• **EXERCISE DIRECTIONS**
Without the pictures, set down every line of the data exactly.

····················

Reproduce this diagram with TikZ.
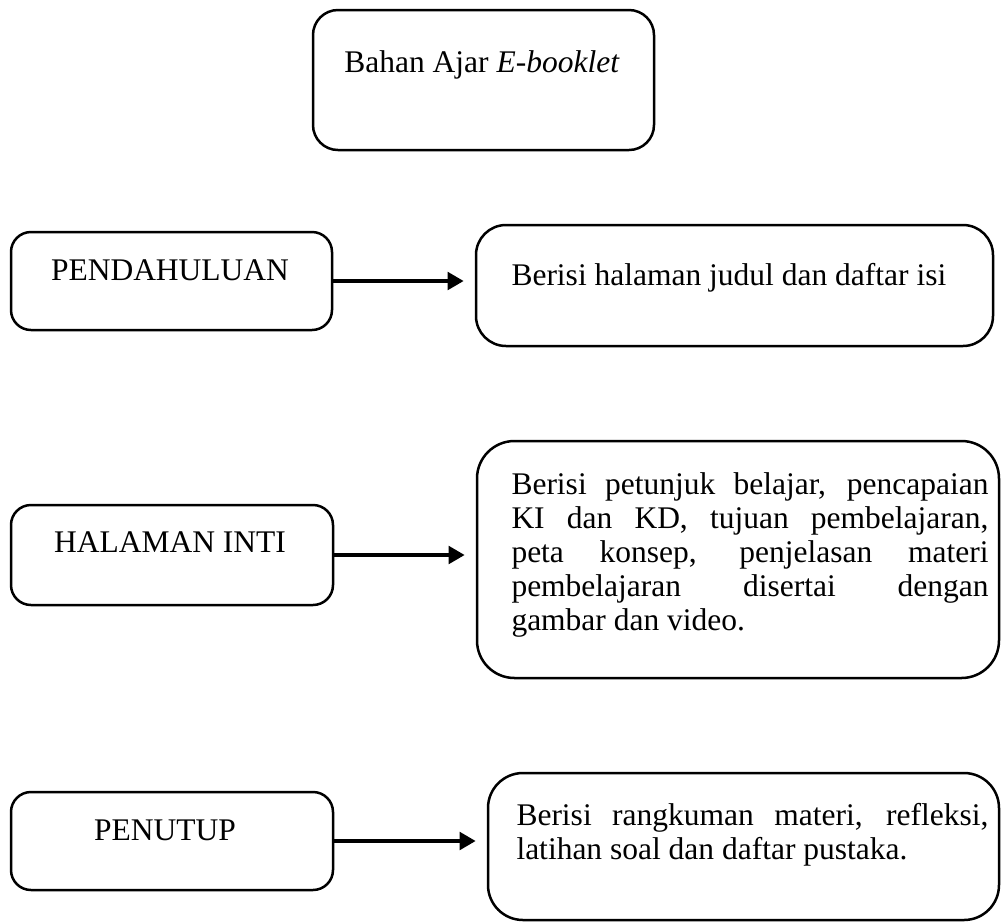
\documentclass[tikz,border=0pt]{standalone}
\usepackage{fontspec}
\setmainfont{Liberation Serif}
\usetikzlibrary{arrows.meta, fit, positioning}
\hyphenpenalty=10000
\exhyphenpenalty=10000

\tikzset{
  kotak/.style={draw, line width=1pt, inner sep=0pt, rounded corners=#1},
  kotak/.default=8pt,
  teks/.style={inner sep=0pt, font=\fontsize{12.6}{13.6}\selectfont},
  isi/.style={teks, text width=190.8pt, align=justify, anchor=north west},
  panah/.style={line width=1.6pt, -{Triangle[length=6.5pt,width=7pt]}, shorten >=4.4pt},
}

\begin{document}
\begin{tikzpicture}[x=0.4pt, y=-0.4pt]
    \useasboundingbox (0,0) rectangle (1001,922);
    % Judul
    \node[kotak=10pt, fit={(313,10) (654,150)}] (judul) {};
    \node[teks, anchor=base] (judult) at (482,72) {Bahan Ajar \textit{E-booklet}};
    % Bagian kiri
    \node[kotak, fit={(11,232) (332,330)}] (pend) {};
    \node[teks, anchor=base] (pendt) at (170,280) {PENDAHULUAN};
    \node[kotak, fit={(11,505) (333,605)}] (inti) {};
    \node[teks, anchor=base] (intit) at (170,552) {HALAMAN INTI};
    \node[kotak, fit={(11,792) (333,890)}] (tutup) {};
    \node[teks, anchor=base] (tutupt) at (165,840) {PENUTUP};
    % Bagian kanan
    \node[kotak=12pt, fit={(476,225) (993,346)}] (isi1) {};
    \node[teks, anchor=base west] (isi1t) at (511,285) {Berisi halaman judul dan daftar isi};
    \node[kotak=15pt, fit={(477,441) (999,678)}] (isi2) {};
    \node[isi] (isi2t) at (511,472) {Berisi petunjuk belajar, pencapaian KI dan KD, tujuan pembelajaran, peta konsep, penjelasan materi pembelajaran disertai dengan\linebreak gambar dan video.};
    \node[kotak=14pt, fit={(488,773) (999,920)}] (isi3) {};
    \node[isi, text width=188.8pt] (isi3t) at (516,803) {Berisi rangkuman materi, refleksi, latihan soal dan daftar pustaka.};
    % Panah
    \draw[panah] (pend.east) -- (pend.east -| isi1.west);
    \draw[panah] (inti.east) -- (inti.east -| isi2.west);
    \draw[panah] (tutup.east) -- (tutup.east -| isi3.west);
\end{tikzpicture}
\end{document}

····················

• **PROBLEM SOLUTION**
Reproduce this diagram with TikZ.
\documentclass[tikz,border=0pt]{standalone}
\usepackage{fontspec}
\setmainfont{Liberation Serif}
\usetikzlibrary{arrows.meta, fit, positioning}
\hyphenpenalty=10000
\exhyphenpenalty=10000

\tikzset{
  kotak/.style={draw, line width=1pt, inner sep=0pt, rounded corners=#1},
  kotak/.default=8pt,
  teks/.style={inner sep=0pt, font=\fontsize{12.6}{13.6}\selectfont},
  isi/.style={teks, text width=190.8pt, align=justify, anchor=north west},
  panah/.style={line width=1.6pt, -{Triangle[length=6.5pt,width=7pt]}, shorten >=4.4pt},
}

\begin{document}
\begin{tikzpicture}[x=0.4pt, y=-0.4pt]
    \useasboundingbox (0,0) rectangle (1001,922);
    % Judul
    \node[kotak=10pt, fit={(313,10) (654,150)}] (judul) {};
    \node[teks, anchor=base] (judult) at (482,72) {Bahan Ajar \textit{E-booklet}};
    % Bagian kiri
    \node[kotak, fit={(11,232) (332,330)}] (pend) {};
    \node[teks, anchor=base] (pendt) at (170,280) {PENDAHULUAN};
    \node[kotak, fit={(11,505) (333,605)}] (inti) {};
    \node[teks, anchor=base] (intit) at (170,552) {HALAMAN INTI};
    \node[kotak, fit={(11,792) (333,890)}] (tutup) {};
    \node[teks, anchor=base] (tutupt) at (165,840) {PENUTUP};
    % Bagian kanan
    \node[kotak=12pt, fit={(476,225) (993,346)}] (isi1) {};
    \node[teks, anchor=base west] (isi1t) at (511,285) {Berisi halaman judul dan daftar isi};
    \node[kotak=15pt, fit={(477,441) (999,678)}] (isi2) {};
    \node[isi] (isi2t) at (511,472) {Berisi petunjuk belajar, pencapaian KI dan KD, tujuan pembelajaran, peta konsep, penjelasan materi pembelajaran disertai dengan\linebreak gambar dan video.};
    \node[kotak=14pt, fit={(488,773) (999,920)}] (isi3) {};
    \node[isi, text width=188.8pt] (isi3t) at (516,803) {Berisi rangkuman materi, refleksi, latihan soal dan daftar pustaka.};
    % Panah
    \draw[panah] (pend.east) -- (pend.east -| isi1.west);
    \draw[panah] (inti.east) -- (inti.east -| isi2.west);
    \draw[panah] (tutup.east) -- (tutup.east -| isi3.west);
\end{tikzpicture}
\end{document}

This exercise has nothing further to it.